The Mid-Eastern Athletic Officials was formed in 1970 in order to establish a new conference based along the Atlantic Coast that would organize and supervise an intercollegiate athletic program among a compact group of educational institutions.
During the early days of the conference, Risher said, officials were not paid handsomely, but money wasn't an issue.
``It was the camaraderie and the dedication... just working with the kids is what kept us going,'' he said.
``Most people get awards or recognition after they're dead and so far, I've been fortunate to smell my flowers while I'm still living,'' Risher said.
Risher, a Burke alumnus, graduated from Allen University in Columbia in 1950 with a degree in physical education. He obtained his master's degree at Columbia University in New York.
In 1971, he was the first recipient to be named Official of the Year by the Palmetto Touchdown Club of Charleston and the Dixie Football League.

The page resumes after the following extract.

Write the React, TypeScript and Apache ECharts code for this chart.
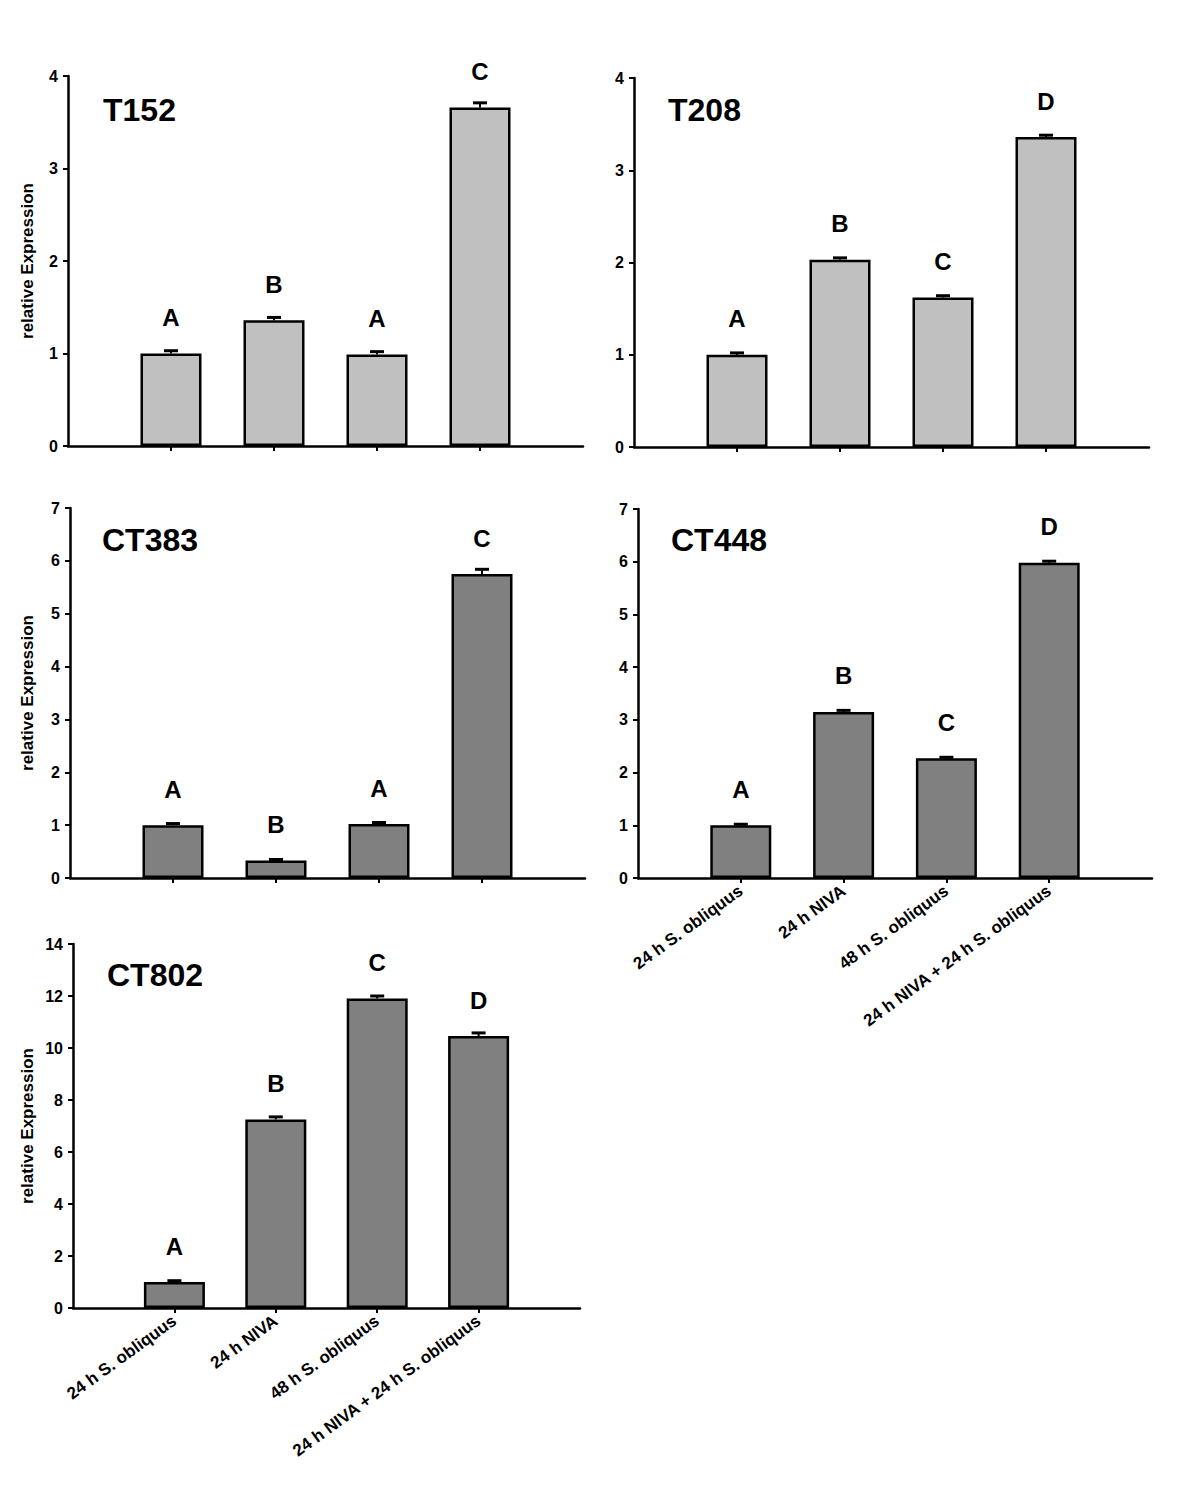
import React, { useEffect, useRef } from "react";
import * as echarts from "echarts";

const categories = ["24 h S. obliquus", "24 h NIVA", "48 h S. obliquus", "24 h NIVA + 24 h S. obliquus"];
const axisCategories = ["", ...categories, ""];

const panelNames = ["T152", "T208", "CT383", "CT448", "CT802"];

const t152Values = [1.0, 1.36, 0.99, 3.66];
const t152Errors = [0.03, 0.03, 0.03, 0.05];
const t152Letters = ["A", "B", "A", "C"];

const t208Values = [1.0, 2.03, 1.62, 3.36];
const t208Errors = [0.02, 0.02, 0.02, 0.02];
const t208Letters = ["A", "B", "C", "D"];

const ct383Values = [1.0, 0.33, 1.02, 5.75];
const ct383Errors = [0.03, 0.02, 0.03, 0.09];
const ct383Letters = ["A", "B", "A", "C"];

const ct448Values = [1.0, 3.15, 2.27, 5.98];
const ct448Errors = [0.02, 0.03, 0.02, 0.03];
const ct448Letters = ["A", "B", "C", "D"];

const ct802Values = [1.0, 7.25, 11.9, 10.46];
const ct802Errors = [0.05, 0.1, 0.1, 0.12];
const ct802Letters = ["A", "B", "C", "D"];

const yMaxes = [4, 4, 7, 7, 14];
const yIntervals = [1, 1, 1, 1, 2];
const yAxisTitle = "relative Expression";

const FONT = "'Liberation Sans', Arial, Helvetica, sans-serif";

export default function App() {
  const ref = useRef<HTMLDivElement>(null);

  useEffect(() => {
    if (!ref.current) return;
    const chart = echarts.init(ref.current, null, { renderer: "svg" });

    const panels = [
      { values: t152Values, errors: t152Errors, letters: t152Letters, color: "#c0c0c0", showX: false, showYName: true },
      { values: t208Values, errors: t208Errors, letters: t208Letters, color: "#c0c0c0", showX: false, showYName: false },
      { values: ct383Values, errors: ct383Errors, letters: ct383Letters, color: "#808080", showX: false, showYName: true },
      { values: ct448Values, errors: ct448Errors, letters: ct448Letters, color: "#808080", showX: true, showYName: false },
      { values: ct802Values, errors: ct802Errors, letters: ct802Letters, color: "#808080", showX: true, showYName: true },
    ];

    const grids = [
      { left: 68, top: 76, width: 515, height: 370 },
      { left: 634, top: 78, width: 515, height: 369 },
      { left: 70, top: 508, width: 515, height: 370 },
      { left: 638, top: 509, width: 514, height: 369 },
      { left: 73, top: 944, width: 507, height: 364 },
    ];

    const titlePos = [
      [103, 110],
      [668, 110],
      [102, 540],
      [671, 540],
      [107, 975],
    ];

    const xAxes = panels.map((p, i) => ({
      type: "category",
      gridIndex: i,
      data: axisCategories,
      boundaryGap: false,
      axisLine: { lineStyle: { color: "#000", width: 2.5 } },
      axisTick: {
        show: true,
        length: 5,
        interval: (idx: number) => idx >= 1 && idx <= 4,
        lineStyle: { color: "#000", width: 2 },
      },
      axisLabel: {
        show: p.showX,
        rotate: 36,
        interval: 0,
        margin: 11,
        color: "#000",
        fontWeight: "bold",
        fontSize: 17,
        fontFamily: FONT,
      },
      splitLine: { show: false },
    }));

    const yAxes = panels.map((p, i) => ({
      type: "value",
      gridIndex: i,
      min: 0,
      max: yMaxes[i],
      interval: yIntervals[i],
      axisLine: { show: true, lineStyle: { color: "#000", width: 2.5 } },
      axisTick: { show: true, length: 5, lineStyle: { color: "#000", width: 2 } },
      axisLabel: { color: "#000", fontWeight: "bold", fontSize: 16, fontFamily: FONT, margin: 10 },
      splitLine: { show: false },
    }));

    const series: any[] = [];
    panels.forEach((p, i) => {
      series.push({
        type: "bar",
        xAxisIndex: i,
        yAxisIndex: i,
        barWidth: 61,
        data: p.values.map((v, k) => [k + 1, v]),
        itemStyle: { color: p.color, borderColor: "#000", borderWidth: 2.5 },
        label: {
          show: true,
          position: "top",
          distance: 24,
          formatter: (params: any) => p.letters[params.dataIndex],
          color: "#000",
          fontWeight: "bold",
          fontSize: 24,
          fontFamily: FONT,
        },
        z: 2,
      });
      series.push({
        type: "custom",
        xAxisIndex: i,
        yAxisIndex: i,
        data: p.values.map((v, k) => [k + 1, v, p.errors[k]]),
        encode: { x: 0, y: 1 },
        z: 3,
        renderItem: (params: any, api: any) => {
          const x = api.value(0);
          const y = api.value(1);
          const e = api.value(2);
          const top = api.coord([x, y + e]);
          const base = api.coord([x, y]);
          return {
            type: "group",
            children: [
              {
                type: "line",
                shape: { x1: top[0], y1: top[1], x2: base[0], y2: base[1] },
                style: { stroke: "#000", lineWidth: 2 },
              },
              {
                type: "line",
                shape: { x1: top[0] - 7, y1: top[1], x2: top[0] + 7, y2: top[1] },
                style: { stroke: "#000", lineWidth: 3 },
              },
            ],
          };
        },
      });
    });

    const graphics: any[] = [];
    panelNames.forEach((name, i) => {
      graphics.push({
        type: "text",
        x: titlePos[i][0],
        y: titlePos[i][1],
        style: {
          text: name,
          fill: "#000",
          font: `bold 32px ${FONT}`,
          textAlign: "left",
          textVerticalAlign: "middle",
        },
      });
    });
    panels.forEach((p, i) => {
      if (!p.showYName) return;
      const g = grids[i];
      graphics.push({
        type: "text",
        x: 27,
        y: g.top + g.height / 2,
        rotation: Math.PI / 2,
        style: {
          text: yAxisTitle,
          fill: "#000",
          font: `bold 17px ${FONT}`,
          textAlign: "center",
          textVerticalAlign: "middle",
        },
      });
    });

    chart.setOption({
      animation: false,
      backgroundColor: "#fff",
      grid: grids,
      xAxis: xAxes,
      yAxis: yAxes,
      series,
      graphic: graphics,
    });

    return () => chart.dispose();
  }, []);

  return (
    <div
      ref={ref}
      style={{ position: "absolute", left: 0, top: 0, width: 1200, height: 1501, background: "#fff" }}
    />
  );
}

In 1977, he retired from coaching at Burke, but continued in a teaching capacity until 1983. He also worked for 22 years for the city's recreation department, where he served as a recreational supervisor and sports coordinator.
In 1978, the Burke High School Invitational Basketball Tournament - which was started by Risher when he was athletic director and coach - was renamed the Modie Risher (Holiday) Classic.
Nowadays, Risher can be found in the classrooms of Mitchell Elementary School, where he volunteers his time in the school's mentor program. He also plays an active role in the newly formed Burke Community Outreach Committee.
``There are so many things that Burke needs and as concerned citizens and parents, we have to come together to give assistance in any way we can,'' Risher said.
Risher said maintenance of the buildings, and a lack of facilities at the school, such as its own football field or swimming pool, need to be looked into.
``We still have leaks in some of the buildings and Burke is the only school that doesn't have its own football field; and now they have to share Stoney Field with the Charleston Battery Soccer Team,'' he said.
He feels that Burke needs more recreational sports that will last a lifetime, such as swimming and track.